Hasan Öztürk’ün kalemi edebiyatın her bir noktasına dokunuyor. Yüzeysel okumalar yerine, yan okumalarla desteklenmiş; dipnotlarında dahi önemli ayrıntıların bulunduğu metinler çıkarıyor ortaya. Böylece okur, sadece Öztürk’ün metinlerini okumakla kalmıyor aynı zamanda farklı okumaların da kapısını aralıyor. Hasan Öztürk’ün, bu kitabı da dahil, herhangi bir kitabını elinize aldığınızda yanınıza mutlaka bir de not defteri ve kalem almanız gerekecek.

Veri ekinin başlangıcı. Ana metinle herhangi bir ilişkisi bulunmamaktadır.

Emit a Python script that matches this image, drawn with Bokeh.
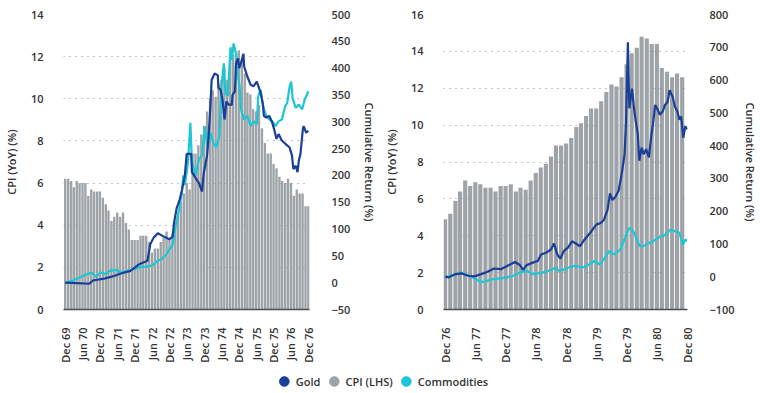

Çünkü onun yazıları, farklı yazarlara referanslar içeren; kendisinden önce söylenmiş sözleri görmezden gelmeyen ve ele aldığı konular bağlamında farklı metinlere de dikkat çeken önemli yazılar. Öztürk, yazının sadece yazarla ilgili olmadığının da farkında. “Yaşamak, etrafımızdaki şeylerin şuuruna erdikçe bir dua olacaksa bu duaya âmin demeyi birlikte öğrenmemiz gerekmez mi?” diye soran Öztürk’ün edebiyat anlayışında yazı da yaşamaya benzer bir anlam taşıyor belli ki. Tıpkı yaşamak duasına birlikte âmin demek gerektiği gibi, yazıya da yazar-okur birlikteliği ışığında bakılmalı. Hasan Öztürk, yazarak ilk adımı atıyor. Gerisi daha derini görmek isteyen okura kalmış.